Si Titus

Profile
- Positions: Center, linebacker

Personal information
- Born: September 23, 1918 New York City, New York, U.S.
- Died: February 17, 1989 (aged 70) Pittsburgh, Pennsylvania, U.S.
- Listed height: 6 ft 0 in (1.83 m)
- Listed weight: 195 lb (88 kg)

Career information
- High school: Brooklyn Prep (NY)
- College: Holy Cross

Career history
- Brooklyn Dodgers (1940–1942); Pittsburgh Steelers (1945);
- Stats at Pro Football Reference

= Si Titus =

American football player (1918–1989)

Silas John Titus (September 23, 1918 – February 17, 1989) was an American football player. He played college football for Holy Cross (1937-1939) and professional football for the Brooklyn Dodgers (1940–1942) and Pittsburgh Steelers (1945). He also served in the United States Marine Corps during World War II and was injured at the Battle of Iwo Jima.

==Early years==
A native of New York City, Titus attended Brooklyn Prep and played college football for Holy Cross from 1937 to 1939.

==Professional football==
Titus played professional football as a center and linebacker in the National Football League (NFL) for the Brooklyn Dodgers from 1940 to 1942. Upon his release from the Marines, he signed with the Pittsburgh Steelers in September 1945. He appeared in a total of 28 NFL games as a center.
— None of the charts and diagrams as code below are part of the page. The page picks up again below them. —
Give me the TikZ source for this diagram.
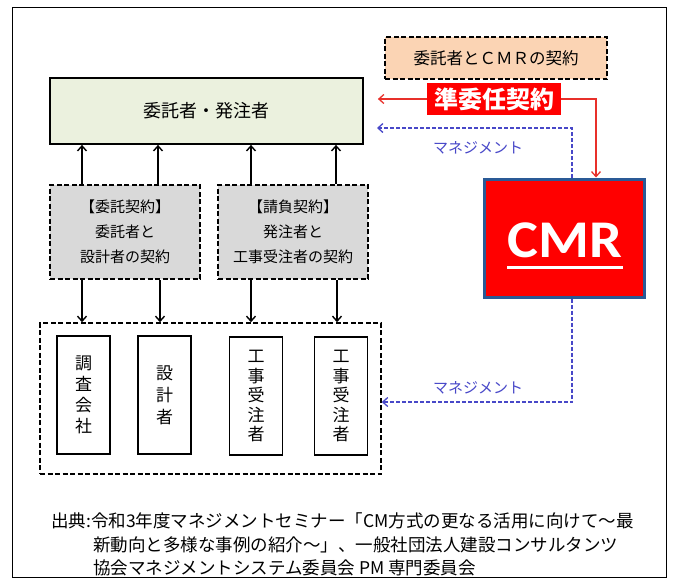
\documentclass[tikz,border=0pt]{standalone}
\usepackage{fontspec}
\usepackage{graphicx}
\setmainfont{Noto Sans CJK JP}
\newfontfamily\cmrfont{Carlito}
\usetikzlibrary{arrows.meta}
\definecolor{ownerfill}{HTML}{EBF1DE}
\definecolor{peach}{HTML}{FBD4B4}
\definecolor{grayfill}{HTML}{D9D9D9}
\definecolor{cmrred}{HTML}{FF0000}
\definecolor{cmrblue}{HTML}{2A5A96}
\definecolor{mgblue}{HTML}{4848C8}
\definecolor{redline}{HTML}{E8302A}
\begin{document}
\begin{tikzpicture}[x=1pt,y=-1pt,
  mainbox/.style={draw, line width=1.8pt, fill=ownerfill, minimum width=313pt, minimum height=66pt, inner sep=0pt, font=\fontsize{18}{21}\selectfont},
  peachbox/.style={draw, line width=1.5pt, dash pattern=on 5pt off 2.5pt, fill=peach, minimum width=222pt, minimum height=42pt, inner sep=0pt, font=\fontsize{16.5}{20}\selectfont},
  redlabel/.style={fill=cmrred, text=white, minimum width=134pt, minimum height=32pt, inner sep=0pt, font=\fontsize{24}{28}\selectfont\bfseries},
  cmrbox/.style={draw=cmrblue, line width=3pt, fill=cmrred, minimum width=160pt, minimum height=118pt, inner sep=0pt},
  cmrtext/.style={text=white, inner sep=0pt, font=\fontsize{53}{60}\selectfont\cmrfont\bfseries},
  graybox/.style={draw, line width=1.6pt, dash pattern=on 5pt off 2.5pt, fill=grayfill, minimum width=150pt, minimum height=94pt, inner sep=0pt, align=center, font=\fontsize{15}{25}\selectfont},
  container/.style={draw, line width=1.6pt, dash pattern=on 5pt off 2.5pt, minimum width=341pt, minimum height=151pt, inner sep=0pt},
  vbox/.style={draw, line width=1.6pt, minimum width=53pt, minimum height=118pt, inner sep=0pt, align=center, font=\fontsize{17}{19.5}\selectfont},
  mgmt/.style={text=mgblue, inner sep=0pt, font=\fontsize{15}{17}\selectfont},
  caption/.style={anchor=west, inner sep=0pt, font=\fontsize{17.5}{20}\selectfont},
  arr/.style={-{Straight Barb[length=5pt,width=9pt,line width=1.4pt]}, line width=1.4pt},
  redarr/.style={-{Straight Barb[length=5pt,width=9pt,line width=1.3pt]}, line width=1.3pt, draw=redline},
  bluearr/.style={-{Straight Barb[length=5pt,width=9pt,line width=1.3pt]}, line width=1.3pt, draw=mgblue, dash pattern=on 4pt off 2pt}
]
\useasboundingbox (0,0) rectangle (675,582);
\draw[line width=1pt] (12.5,7.5) rectangle (666,577);

\node[mainbox] (owner) at (206.5,111) {委託者・発注者};
\node[peachbox] (peachb) at (496,58) {委託者とＣＭＲの契約};
\node[redlabel] (redlbl) at (494,99) {準委任契約};
\node[cmrbox] (cmr) at (564,238) {};
\node[cmrtext, anchor=base] (cmrtxt) at (565,257) {\scalebox{1.1}[1]{CMR}};
\draw[white, line width=3pt] ([yshift=-10pt]cmrtxt.base west) -- ([yshift=-10pt]cmrtxt.base east);

\node[graybox] (gray1) at (125,232) {【委託契約】\\委託者と\\設計者の契約};
\node[graybox] (gray2) at (293,232) {【請負契約】\\発注者と\\工事受注者の契約};

\node[container] (cont) at (210.5,398.5) {};
\node[vbox, font=\fontsize{17}{21}\selectfont] (b1) at (83.5,395) {調\\査\\会\\社};
\node[vbox, font=\fontsize{17}{22}\selectfont] (b2) at (164.5,395) {設\\計\\者};
\node[vbox] (b3) at (256,396) {工\\事\\受\\注\\者};
\node[vbox] (b4) at (341,396) {工\\事\\受\\注\\者};

% arrows up to owner
\draw[arr] ([xshift=-43pt]gray1.north) -- ([xshift=-43pt]gray1.north |- owner.south);
\draw[arr] ([xshift=33pt]gray1.north) -- ([xshift=33pt]gray1.north |- owner.south);
\draw[arr] ([xshift=-42pt]gray2.north) -- ([xshift=-42pt]gray2.north |- owner.south);
\draw[arr] ([xshift=43pt]gray2.north) -- ([xshift=43pt]gray2.north |- owner.south);
% arrows down to container
\draw[arr] ([xshift=-43pt]gray1.south) -- ([xshift=-43pt]gray1.south |- cont.north);
\draw[arr] ([xshift=35pt]gray1.south) -- ([xshift=35pt]gray1.south |- cont.north);
\draw[arr] ([xshift=-42pt]gray2.south) -- ([xshift=-42pt]gray2.south |- cont.north);
\draw[arr] ([xshift=44pt]gray2.south) -- ([xshift=44pt]gray2.south |- cont.north);

% red contract lines
\coordinate (rtip) at ([xshift=14pt]owner.east);
\draw[redarr] (redlbl.west) -- (rtip |- redlbl.west);
\draw[redarr] (redlbl.east) -| ([xshift=32pt]cmr.north);

% management lines
\coordinate (btip) at (377,128);
\draw[bluearr] ([xshift=8pt]cmr.north) |- (btip);
\node[mgmt] (m1) at (478,148) {マネジメント};
\draw[bluearr] ([xshift=8pt]cmr.south) |- ([yshift=-3.5pt]cont.east);
\node[mgmt] (m2) at (478,388) {マネジメント};

% caption
\node[caption] (c1) at (51,521) {出典:令和3年度マネジメントセミナー「CM方式の更なる活用に向けて～最};
\node[caption] (c2) at (93,545) {新動向と多様な事例の紹介～」、一般社団法人建設コンサルタンツ};
\node[caption] (c3) at (93,568) {協会マネジメントシステム委員会 PM 専門委員会};
\end{tikzpicture}
\end{document}
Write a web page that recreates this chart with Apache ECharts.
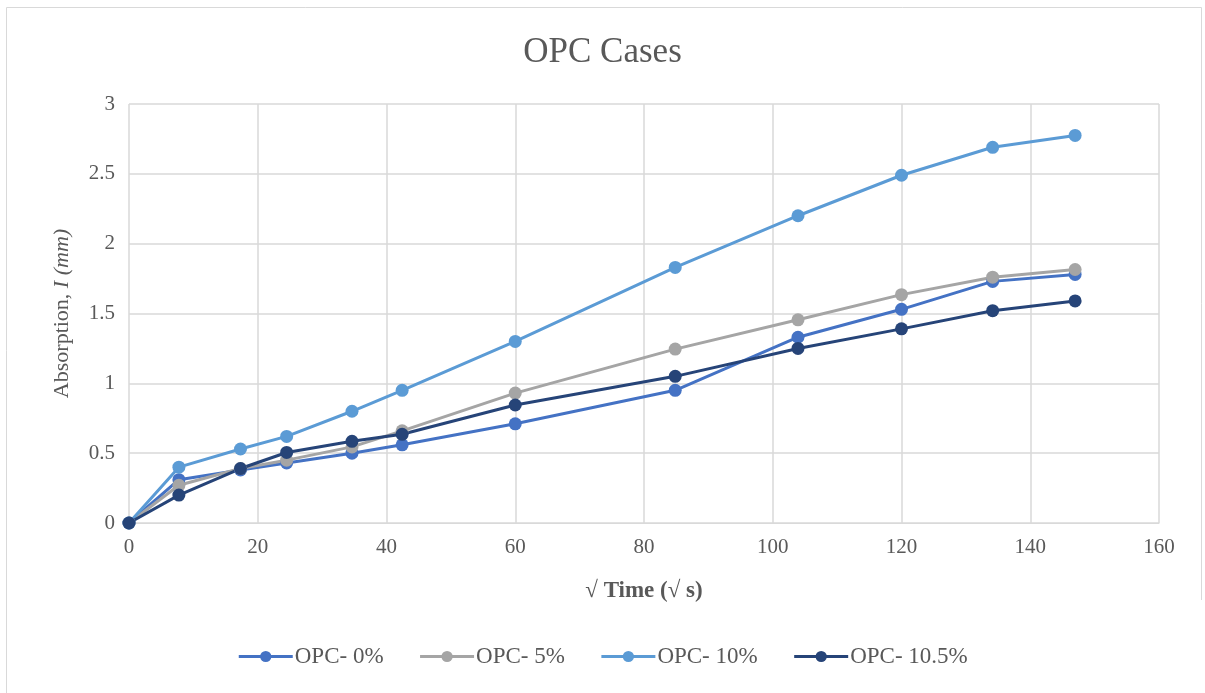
<!DOCTYPE html>
<html>
<head>
<meta charset="utf-8">
<title>OPC Cases</title>
<script src="https://cdn.jsdelivr.net/npm/echarts@6/dist/echarts.min.js"></script>
<style>
  html, body { margin: 0; padding: 0; background: #fff; }
  #chart { width: 1205px; height: 693px; }
</style>
</head>
<body>
<div id="chart"></div>
<script>
// √time (√s) for each reading
const rootTime = [0, 7.75, 17.32, 24.49, 34.64, 42.43, 60, 84.85, 103.92, 120, 134.16, 146.97]

const opc0 = [0, 0.31, 0.38, 0.43, 0.50, 0.56, 0.71, 0.95, 1.33, 1.53, 1.73, 1.78]
const opc5 = [0, 0.27, 0.39, 0.45, 0.545, 0.66, 0.93, 1.245, 1.455, 1.635, 1.76, 1.815]
const opc10 = [0, 0.40, 0.53, 0.62, 0.80, 0.95, 1.30, 1.83, 2.20, 2.49, 2.69, 2.775]
const opc105 = [0, 0.20, 0.39, 0.505, 0.585, 0.635, 0.845, 1.05, 1.25, 1.39, 1.52, 1.59]

const seriesNames = ['OPC- 0%', 'OPC- 5%', 'OPC- 10%', 'OPC- 10.5%']
const seriesColors = ['#4472C4', '#A5A5A5', '#5B9BD5', '#264478']

const font = '"Liberation Serif", "Times New Roman", serif'

function pairs(ys) {
  return rootTime.map((x, i) => [x, ys[i]])
}

const chart = echarts.init(document.getElementById('chart'))

chart.setOption({
  animation: false,
  color: seriesColors,
  textStyle: { fontFamily: font },
  title: {
    text: 'OPC Cases',
    left: 'center',
    top: 30,
    textStyle: { fontFamily: font, fontSize: 35, fontWeight: 'normal', color: '#595959' }
  },
  graphic: [{
    type: 'polyline',
    shape: { points: [[6.5, 693], [6.5, 7.5], [1201.5, 7.5], [1201.5, 600]] },
    style: { stroke: '#D9D9D9', lineWidth: 1, fill: null }
  }],
  legend: {
    bottom: 20,
    left: 'center',
    itemWidth: 54,
    itemHeight: 14,
    itemGap: 35,
    lineStyle: { width: 3 },
    textStyle: { fontFamily: font, fontSize: 23, color: '#595959', padding: [0, 0, 0, -3] },
    data: seriesNames
  },
  grid: { left: 129, right: 46, top: 104, bottom: 170 },
  xAxis: {
    type: 'value',
    min: 0,
    max: 160,
    interval: 20,
    name: '√ Time (√ s)',
    nameLocation: 'middle',
    nameGap: 57,
    nameTextStyle: { fontFamily: font, fontSize: 23, fontWeight: 'bold', color: '#595959' },
    axisLine: { show: true, lineStyle: { color: '#D9D9D9', width: 1 } },
    axisTick: { show: false },
    axisLabel: { fontFamily: font, fontSize: 21, color: '#595959', margin: 14 },
    splitLine: { show: true, lineStyle: { color: '#D9D9D9', width: 1.5 } }
  },
  yAxis: {
    type: 'value',
    min: 0,
    max: 3,
    interval: 0.5,
    name: 'Absorption, {i|I (mm)}',
    nameLocation: 'middle',
    nameRotate: 90,
    nameGap: 56,
    nameTextStyle: {
      fontFamily: font, fontSize: 22, color: '#595959',
      rich: { i: { fontFamily: font, fontSize: 22, fontStyle: 'italic', color: '#595959' } }
    },
    axisLine: { show: false },
    axisTick: { show: false },
    axisLabel: { fontFamily: font, fontSize: 21, color: '#595959', margin: 14 },
    splitLine: { show: true, lineStyle: { color: '#D9D9D9', width: 1.5 } }
  },
  series: [opc0, opc5, opc10, opc105].map((ys, i) => ({
    name: seriesNames[i],
    type: 'line',
    data: pairs(ys),
    symbol: 'circle',
    symbolSize: 13,
    lineStyle: { width: 3, color: seriesColors[i] },
    itemStyle: { color: seriesColors[i] }
  }))
})
</script>
</body>
</html>
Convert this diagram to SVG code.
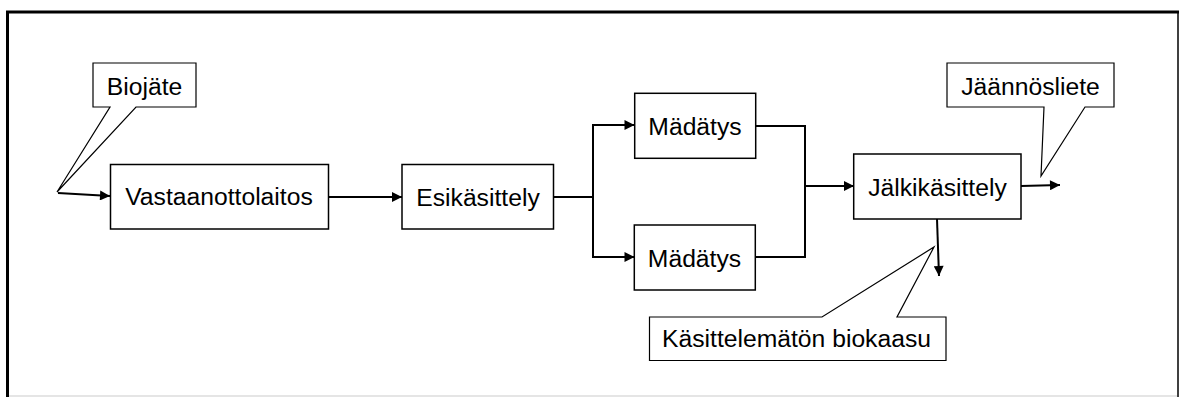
<svg xmlns="http://www.w3.org/2000/svg" width="1182" height="397" viewBox="0 0 1182 397">
  <style>
    .box { fill: #ffffff; stroke: #000000; stroke-width: 1.5; }
    .callout { fill: #ffffff; stroke: #000000; stroke-width: 1.2; stroke-linejoin: miter; }
    .label { font-family: "Liberation Sans", Arial, sans-serif; font-size: 24.7px; fill: #000000; text-anchor: middle; }
    .flow { fill: none; stroke: #000000; stroke-width: 2; }
  </style>
  <defs>
    <marker id="arrow" viewBox="0 0 10 10" refX="10" refY="5" markerWidth="12" markerHeight="10" markerUnits="userSpaceOnUse" orient="auto">
      <path d="M0,0 L10,5 L0,10 Z" fill="#000000"/>
    </marker>
  </defs>

  <rect x="0" y="0" width="1182" height="397" fill="#ffffff"/>

  <!-- frame -->
  <g id="frame">
    <line x1="7.5" y1="11" x2="7.5" y2="397" stroke="#000000" stroke-width="3"/>
    <line x1="6" y1="12" x2="1179" y2="12" stroke="#000000" stroke-width="3"/>
    <line x1="1178" y1="11" x2="1178" y2="397" stroke="#000000" stroke-width="1.5"/>
    <line x1="9" y1="396" x2="1177" y2="396" stroke="#dddddd" stroke-width="1.5"/>
  </g>

  <!-- connectors -->
  <g id="connectors">
    <path class="flow" d="M58,193 L110,196" marker-end="url(#arrow)"/>
    <path class="flow" d="M329,197 L402,197" marker-end="url(#arrow)"/>
    <path class="flow" d="M554,197 H593"/>
    <path class="flow" d="M593,125 V257"/>
    <path class="flow" d="M592,125 H634.5" marker-end="url(#arrow)"/>
    <path class="flow" d="M592,257 H634.5" marker-end="url(#arrow)"/>
    <path class="flow" d="M756,126 H805 V257 H756"/>
    <path class="flow" d="M805,186 H854" marker-end="url(#arrow)"/>
    <path class="flow" d="M1021,186 L1060,185" marker-end="url(#arrow)"/>
    <path class="flow" d="M937,219 L939,276" marker-end="url(#arrow)"/>
  </g>

  <!-- process boxes -->
  <g id="vastaanottolaitos">
    <rect class="box" x="110.5" y="164.5" width="218" height="64.5"/>
    <text class="label" x="219" y="205">Vastaanottolaitos</text>
  </g>
  <g id="esikasittely">
    <rect class="box" x="402" y="164.5" width="151.5" height="64.5"/>
    <text class="label" x="478" y="206">Esikäsittely</text>
  </g>
  <g id="madatys-1">
    <rect class="box" x="634.7" y="93.3" width="121" height="65"/>
    <text class="label" x="695" y="135">Mädätys</text>
  </g>
  <g id="madatys-2">
    <rect class="box" x="634.3" y="225" width="121" height="65"/>
    <text class="label" x="694.5" y="266.5">Mädätys</text>
  </g>
  <g id="jalkikasittely">
    <rect class="box" x="853.7" y="154" width="167.3" height="65"/>
    <text class="label" x="937.5" y="196">Jälkikäsittely</text>
  </g>

  <!-- callouts -->
  <g id="biojate">
    <path class="callout" d="M93,63 H196 V107 H136 L57,192 L110,107 H93 Z"/>
    <text class="label" x="144.5" y="95">Biojäte</text>
  </g>
  <g id="jaannosliete">
    <path class="callout" d="M947,63 H1114 V107 H1085 L1041,176 L1044,107 H947 Z"/>
    <text class="label" x="1030.5" y="95">Jäännösliete</text>
  </g>
  <g id="kasittelematon-biokaasu">
    <path class="callout" d="M649.5,317 H822 L934,247 L897,317 H946 V360.5 H649.5 Z"/>
    <text class="label" x="796.5" y="347">Käsittelemätön biokaasu</text>
  </g>
</svg>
He also played at center for the Jersey City Giants of the American League in 1946.

==Military service==
Titus served in the United States Marine Corps during World War II, reaching the rank of first lieutenant. He participated in the invasions of Roi-Namur, Saipan, Tinian, and Iwo Jima. He was one of the first Marines to land at Saipan, and was wounded at Iwo Jima. He received the Silver Star and Purple Heart for his service.

==Later years and family==
After his football career was over, Titus owned and operated Titus Vending Corp. He later worked as a broker for Corporate Investments International.

Titus was married in 1950 to Jeannette Donahue at Sacred Heart Church in Pittsburgh. They had two sons, John and Thomas, and five daughters, Virginia, Barbara, Jeanette, Ellen, and Patti.

Titus lived in Mount Lebanon, Pennsylvania, from 1961 until his death from a heart attack in February 1989 at age 70.

Titus' brother George Titus also played for the Pittsburgh Steelers.